いや、そんな生易しい表現ではない。彼らのしりぼうに対する目は、「汚物を見る」目そのものだ。
しかし、私しりぼうは、どんどん話し続けた。
「うん?知っているよ?ワザとだよ?」― NANAの有名なあのシーンを思い出した―
冒頭でも言ったが、私は確信犯である。 そんな人間が心の叫びを聞いて、微動だにする訳が無かろう。 甘いわ!人事というお上の顔色を窺っているばかりの通称「ヒラメ人間」を見て、ここで心が折れる輩であるわけがなかろう!たわけ!
自分の中、邪悪な感情が増幅した。ますます話しかけは加速する。
「懲らしめてやる」
可哀そうなことをした。約10年前の話になるが、ここで謝罪をしておく。
そうやっていくつかのブースを見て回り、ある程度しりぼうが満足したのち、会場を去ることにした。
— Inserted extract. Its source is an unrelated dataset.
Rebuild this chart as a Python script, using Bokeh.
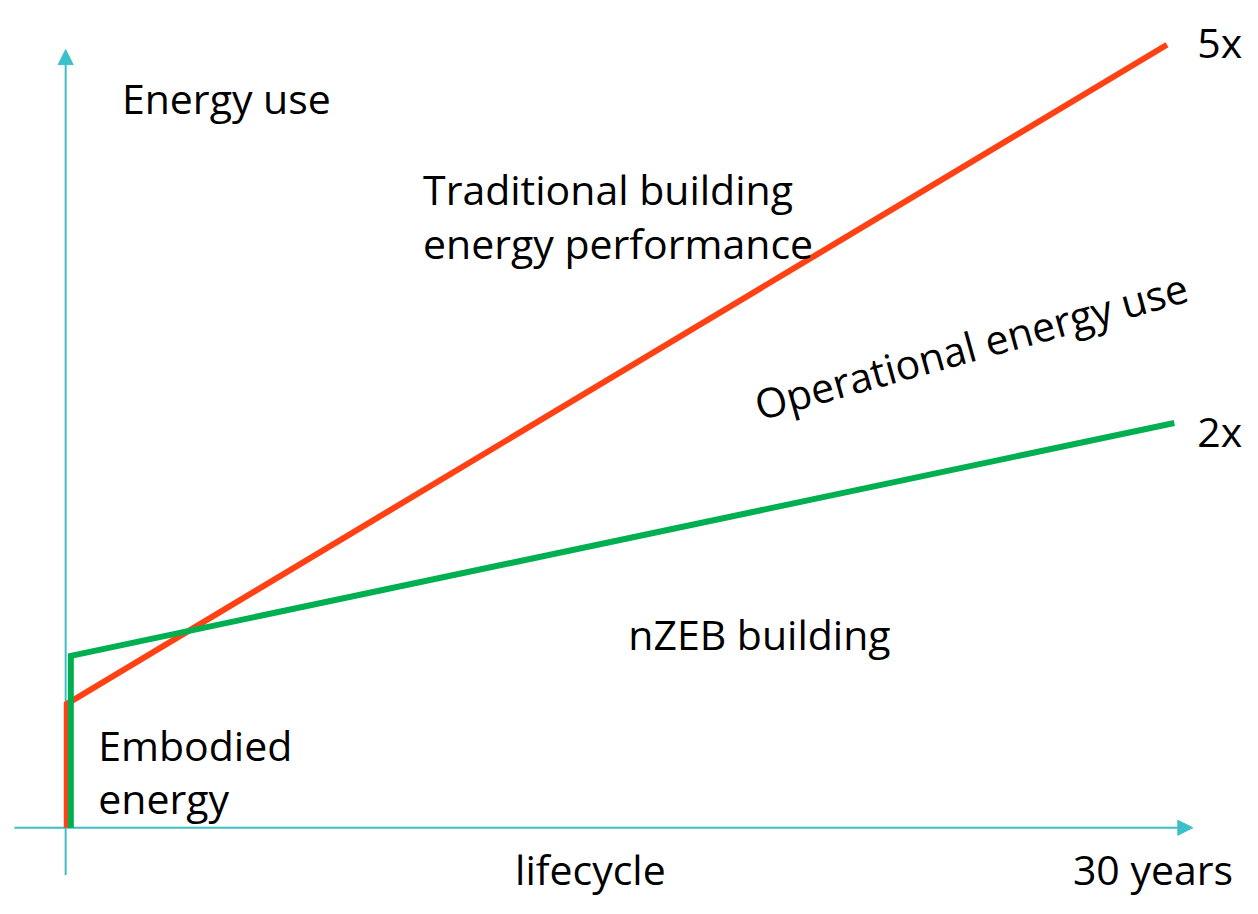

最寄り駅の道中で目にしたものは、今日も一日放牧を終え、夕刻に、シェパードに追われて整然と移動する羊よろしく、数えんばかりのスーツ姿の「黒い羊」達ではないか。
そんな中、一人の参加者に話し掛けた。
企業の人事の目から解放されたためか、気さくに話をすることができた。心なしがほっと安心している様子であった。それは、しりぼうが汚物を見る目から、人を見る目に変わった瞬間でもあった。
最後に、結論を出しておきたい。
無難であるが、相応しい服装というのはある程度あるということである。もちろん、セーター&ジーンズでも構わない。ただし、あの場でなら、ワイシャツでジャケットぐらいまでは許容されるのではないのかと思う。
例えば、ドイツでコンサートや高級レストランに行く場合、必ずドレスコードはある。それぞれの状況に合った相応しい服装はある程度ある。
もちろん、だらしのない服で合説に参加するのは結構だが、一番大切なことは、企業の情報をいかに多く引っ張り出せるかである。それは、展示企業だけでなく、参加者の学生からである。
自分が浮いてしまっていることを気にしまいとして、意識するような「小心者」であるなら、無難にしておいても良いのではないかと思う。
もちろん、人の好奇心、しばしば「怖いもの見たさ」というのは、時として簡単に止められるものではないのだが。